• **DATA SEGMENT**:

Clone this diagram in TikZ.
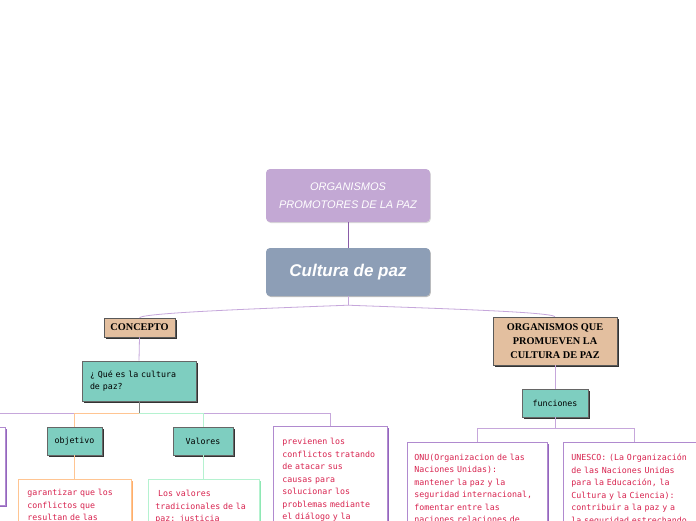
\documentclass[tikz,border=0pt]{standalone}
\usepackage{fontspec}
\setmainfont{Liberation Sans}
\newfontfamily\monof{DejaVu Sans Mono}
\newfontfamily\serifb{Liberation Serif}
\usetikzlibrary{shadows,calc}
\definecolor{topP}{HTML}{C3A8D4}
\definecolor{slate}{HTML}{8D9EB6}
\definecolor{tanC}{HTML}{E3BF9F}
\definecolor{tealC}{HTML}{7ECEC0}
\definecolor{lineP}{HTML}{C6A7DB}
\definecolor{darkP}{HTML}{8A5CA8}
\definecolor{orangeL}{HTML}{FFC592}
\definecolor{orangeD}{HTML}{FFAE6A}
\definecolor{greenL}{HTML}{B5F2D0}
\definecolor{greenD}{HTML}{8EE8B4}
\definecolor{boxP}{HTML}{B08ACF}
\definecolor{boxPD}{HTML}{9466BE}
\definecolor{txtR}{HTML}{D8234F}
\tikzset{
  topbox/.style={fill=topP, rounded corners=4pt, text=white, align=center,
    font=\itshape\fontsize{11}{18}\selectfont, inner sep=0pt,
    minimum width=164pt, minimum height=53pt,
    drop shadow={shadow xshift=0.8pt, shadow yshift=-1pt, fill=black, opacity=0.15}},
  cultbox/.style={fill=slate, rounded corners=4pt, text=white,
    font=\bfseries\itshape\fontsize{17}{20}\selectfont, inner sep=0pt,
    minimum width=164pt, minimum height=48pt,
    drop shadow={shadow xshift=0.8pt, shadow yshift=-1pt, fill=black, opacity=0.25}},
  tanbox/.style={fill=tanC, draw=black!65, line width=0.6pt, align=center,
    font=\serifb\bfseries\fontsize{10.3}{14}\selectfont, inner sep=0pt,
    drop shadow={shadow xshift=2pt, shadow yshift=-2pt, fill=black!80, opacity=1}},
  tealbox/.style={fill=tealC, draw=black!60, line width=0.6pt,
    font=\monof\fontsize{8.3}{12.5}\selectfont, inner sep=0pt,
    drop shadow={shadow xshift=2pt, shadow yshift=-2pt, fill=black!80, opacity=1}},
  txtbox/.style={fill=white, draw=#1, line width=0.8pt, anchor=north west,
    align=left, text=txtR, inner xsep=8pt, inner ysep=10pt,
    font=\monof\fontsize{8.3}{12.5}\selectfont},
  edgeP/.style={draw=lineP, line width=0.8pt},
}
\begin{document}
\begin{tikzpicture}[x=1pt, y=-1pt]
\useasboundingbox (0,0) rectangle (696,520);
\begin{scope}
\clip (0,0) rectangle (696,520);
\fill[white] (0,0) rectangle (696,520);

% main nodes
\node[topbox] (org) at (348,195.5) {ORGANISMOS\\PROMOTORES DE LA PAZ};
\node[cultbox] (cult) at (348,272) {Cultura de paz};
\node[tanbox, minimum width=71pt, minimum height=19pt] (concept) at (139.5,327.5) {CONCEPTO};
\node[tanbox, minimum width=124pt, minimum height=48pt] (orgq) at (555,341) {ORGANISMOS QUE\\PROMUEVEN LA\\CULTURA DE PAZ};

% left branch
\node[tealbox, minimum width=114pt, minimum height=40pt, text width=98pt, align=left] (que) at (139,381) {¿ Qué es la cultura\\de paz?};
\node[tealbox, minimum width=55pt, minimum height=28pt] (obj) at (74.5,441) {objetivo};
\node[tealbox, minimum width=60pt, minimum height=28pt] (val) at (203,441) {Valores};
\node[fill=white, draw=boxP, line width=0.8pt, minimum width=85pt, minimum height=78pt, inner sep=0pt,
  drop shadow={shadow xshift=1.5pt, shadow yshift=-1.5pt, fill=boxPD, opacity=1}] (leftbox) at (-37.5,466) {};

\node[txtbox=orangeL, text width=95pt, inner xsep=9pt,
  drop shadow={shadow xshift=1.5pt, shadow yshift=-1.5pt, fill=orangeD, opacity=1}] (objtext) at (18,479)
  {garantizar que los\\conflictos que\\resultan de las};
\node[txtbox=greenL, text width=97pt, inner xsep=7pt, inner ysep=11pt,
  drop shadow={shadow xshift=1.5pt, shadow yshift=-1.5pt, fill=greenD, opacity=1}] (valtext) at (148,479)
  {\ Los valores\\tradicionales de la\\paz: justicia};
\node[txtbox=boxP, text width=96pt, inner xsep=9pt, inner ysep=12pt,
  drop shadow={shadow xshift=1.5pt, shadow yshift=-1.5pt, fill=boxPD, opacity=1}] (prev) at (273,426)
  {previenen los\\conflictos tratando\\de atacar sus\\causas para\\solucionar los\\problemas mediante\\el diálogo y la};

% right branch
\node[tealbox, minimum width=66pt, minimum height=28pt] (func) at (555,403) {funciones};
\node[txtbox=boxP, text width=126pt, inner xsep=7pt, inner ysep=11.5pt,
  drop shadow={shadow xshift=1.5pt, shadow yshift=-1.5pt, fill=boxPD, opacity=1}] (onu) at (407,442)
  {ONU(Organizacion de las\\Naciones Unidas):\\mantener la paz y la\\seguridad internacional,\\fomentar entre las\\naciones relaciones de};
\node[txtbox=boxP, text width=126pt, inner xsep=8pt, inner ysep=11.5pt,
  drop shadow={shadow xshift=1.5pt, shadow yshift=-1.5pt, fill=boxPD, opacity=1}] (unesco) at (563,442)
  {UNESCO: (La Organización\\de las Naciones Unidas\\para la Educación, la\\Cultura y la Ciencia):\\contribuir a la paz y a\\la seguridad estrechando};

% connectors
\draw[draw=darkP, line width=0.9pt] (org.south) -- (cult.north);
\draw[edgeP] (cult.south) -- ++(0,9) coordinate (jc);
\draw[edgeP] (jc) .. controls ($(jc)+(-80,3)$) and ($(concept.north)+(4,-5)$) .. (concept.north);
\draw[edgeP] (jc) .. controls ($(jc)+(80,3)$) and ($(orgq.north)+(-4,-5)$) .. (orgq.north);
\draw[edgeP] (concept.south) -- (que.north);
\draw[draw=gray, line width=0.9pt] (que.south) -- ++(0,12) coordinate (jq);
\draw[edgeP] (jq) -| (leftbox.north);
\draw[edgeP] (jq) -| (prev.north);
\draw[draw=orangeL, line width=0.8pt] (jq) -| (obj.north);
\draw[draw=greenL, line width=0.8pt] (jq) -| (val.north);
\draw[draw=orangeL, line width=0.8pt] (obj.south) -- (obj.south |- objtext.north);
\draw[draw=greenL, line width=0.8pt] (val.south) -- (val.south |- valtext.north);
\draw[edgeP] (orgq.south) -- (func.north);
\draw[edgeP] (func.south) -- ++(0,11) coordinate (jf);
\draw[edgeP] (jf) -| (onu.north);
\draw[edgeP] (jf) -| (unesco.north);
\end{scope}
\end{tikzpicture}
\end{document}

• **INSTRUCTION**:
The material above holds pictures; copy everything else in it exactly.

• **WRITTEN ANSWER**:
Clone this diagram in TikZ.
\documentclass[tikz,border=0pt]{standalone}
\usepackage{fontspec}
\setmainfont{Liberation Sans}
\newfontfamily\monof{DejaVu Sans Mono}
\newfontfamily\serifb{Liberation Serif}
\usetikzlibrary{shadows,calc}
\definecolor{topP}{HTML}{C3A8D4}
\definecolor{slate}{HTML}{8D9EB6}
\definecolor{tanC}{HTML}{E3BF9F}
\definecolor{tealC}{HTML}{7ECEC0}
\definecolor{lineP}{HTML}{C6A7DB}
\definecolor{darkP}{HTML}{8A5CA8}
\definecolor{orangeL}{HTML}{FFC592}
\definecolor{orangeD}{HTML}{FFAE6A}
\definecolor{greenL}{HTML}{B5F2D0}
\definecolor{greenD}{HTML}{8EE8B4}
\definecolor{boxP}{HTML}{B08ACF}
\definecolor{boxPD}{HTML}{9466BE}
\definecolor{txtR}{HTML}{D8234F}
\tikzset{
  topbox/.style={fill=topP, rounded corners=4pt, text=white, align=center,
    font=\itshape\fontsize{11}{18}\selectfont, inner sep=0pt,
    minimum width=164pt, minimum height=53pt,
    drop shadow={shadow xshift=0.8pt, shadow yshift=-1pt, fill=black, opacity=0.15}},
  cultbox/.style={fill=slate, rounded corners=4pt, text=white,
    font=\bfseries\itshape\fontsize{17}{20}\selectfont, inner sep=0pt,
    minimum width=164pt, minimum height=48pt,
    drop shadow={shadow xshift=0.8pt, shadow yshift=-1pt, fill=black, opacity=0.25}},
  tanbox/.style={fill=tanC, draw=black!65, line width=0.6pt, align=center,
    font=\serifb\bfseries\fontsize{10.3}{14}\selectfont, inner sep=0pt,
    drop shadow={shadow xshift=2pt, shadow yshift=-2pt, fill=black!80, opacity=1}},
  tealbox/.style={fill=tealC, draw=black!60, line width=0.6pt,
    font=\monof\fontsize{8.3}{12.5}\selectfont, inner sep=0pt,
    drop shadow={shadow xshift=2pt, shadow yshift=-2pt, fill=black!80, opacity=1}},
  txtbox/.style={fill=white, draw=#1, line width=0.8pt, anchor=north west,
    align=left, text=txtR, inner xsep=8pt, inner ysep=10pt,
    font=\monof\fontsize{8.3}{12.5}\selectfont},
  edgeP/.style={draw=lineP, line width=0.8pt},
}
\begin{document}
\begin{tikzpicture}[x=1pt, y=-1pt]
\useasboundingbox (0,0) rectangle (696,520);
\begin{scope}
\clip (0,0) rectangle (696,520);
\fill[white] (0,0) rectangle (696,520);

% main nodes
\node[topbox] (org) at (348,195.5) {ORGANISMOS\\PROMOTORES DE LA PAZ};
\node[cultbox] (cult) at (348,272) {Cultura de paz};
\node[tanbox, minimum width=71pt, minimum height=19pt] (concept) at (139.5,327.5) {CONCEPTO};
\node[tanbox, minimum width=124pt, minimum height=48pt] (orgq) at (555,341) {ORGANISMOS QUE\\PROMUEVEN LA\\CULTURA DE PAZ};

% left branch
\node[tealbox, minimum width=114pt, minimum height=40pt, text width=98pt, align=left] (que) at (139,381) {¿ Qué es la cultura\\de paz?};
\node[tealbox, minimum width=55pt, minimum height=28pt] (obj) at (74.5,441) {objetivo};
\node[tealbox, minimum width=60pt, minimum height=28pt] (val) at (203,441) {Valores};
\node[fill=white, draw=boxP, line width=0.8pt, minimum width=85pt, minimum height=78pt, inner sep=0pt,
  drop shadow={shadow xshift=1.5pt, shadow yshift=-1.5pt, fill=boxPD, opacity=1}] (leftbox) at (-37.5,466) {};

\node[txtbox=orangeL, text width=95pt, inner xsep=9pt,
  drop shadow={shadow xshift=1.5pt, shadow yshift=-1.5pt, fill=orangeD, opacity=1}] (objtext) at (18,479)
  {garantizar que los\\conflictos que\\resultan de las};
\node[txtbox=greenL, text width=97pt, inner xsep=7pt, inner ysep=11pt,
  drop shadow={shadow xshift=1.5pt, shadow yshift=-1.5pt, fill=greenD, opacity=1}] (valtext) at (148,479)
  {\ Los valores\\tradicionales de la\\paz: justicia};
\node[txtbox=boxP, text width=96pt, inner xsep=9pt, inner ysep=12pt,
  drop shadow={shadow xshift=1.5pt, shadow yshift=-1.5pt, fill=boxPD, opacity=1}] (prev) at (273,426)
  {previenen los\\conflictos tratando\\de atacar sus\\causas para\\solucionar los\\problemas mediante\\el diálogo y la};

% right branch
\node[tealbox, minimum width=66pt, minimum height=28pt] (func) at (555,403) {funciones};
\node[txtbox=boxP, text width=126pt, inner xsep=7pt, inner ysep=11.5pt,
  drop shadow={shadow xshift=1.5pt, shadow yshift=-1.5pt, fill=boxPD, opacity=1}] (onu) at (407,442)
  {ONU(Organizacion de las\\Naciones Unidas):\\mantener la paz y la\\seguridad internacional,\\fomentar entre las\\naciones relaciones de};
\node[txtbox=boxP, text width=126pt, inner xsep=8pt, inner ysep=11.5pt,
  drop shadow={shadow xshift=1.5pt, shadow yshift=-1.5pt, fill=boxPD, opacity=1}] (unesco) at (563,442)
  {UNESCO: (La Organización\\de las Naciones Unidas\\para la Educación, la\\Cultura y la Ciencia):\\contribuir a la paz y a\\la seguridad estrechando};

% connectors
\draw[draw=darkP, line width=0.9pt] (org.south) -- (cult.north);
\draw[edgeP] (cult.south) -- ++(0,9) coordinate (jc);
\draw[edgeP] (jc) .. controls ($(jc)+(-80,3)$) and ($(concept.north)+(4,-5)$) .. (concept.north);
\draw[edgeP] (jc) .. controls ($(jc)+(80,3)$) and ($(orgq.north)+(-4,-5)$) .. (orgq.north);
\draw[edgeP] (concept.south) -- (que.north);
\draw[draw=gray, line width=0.9pt] (que.south) -- ++(0,12) coordinate (jq);
\draw[edgeP] (jq) -| (leftbox.north);
\draw[edgeP] (jq) -| (prev.north);
\draw[draw=orangeL, line width=0.8pt] (jq) -| (obj.north);
\draw[draw=greenL, line width=0.8pt] (jq) -| (val.north);
\draw[draw=orangeL, line width=0.8pt] (obj.south) -- (obj.south |- objtext.north);
\draw[draw=greenL, line width=0.8pt] (val.south) -- (val.south |- valtext.north);
\draw[edgeP] (orgq.south) -- (func.north);
\draw[edgeP] (func.south) -- ++(0,11) coordinate (jf);
\draw[edgeP] (jf) -| (onu.north);
\draw[edgeP] (jf) -| (unesco.north);
\end{scope}
\end{tikzpicture}
\end{document}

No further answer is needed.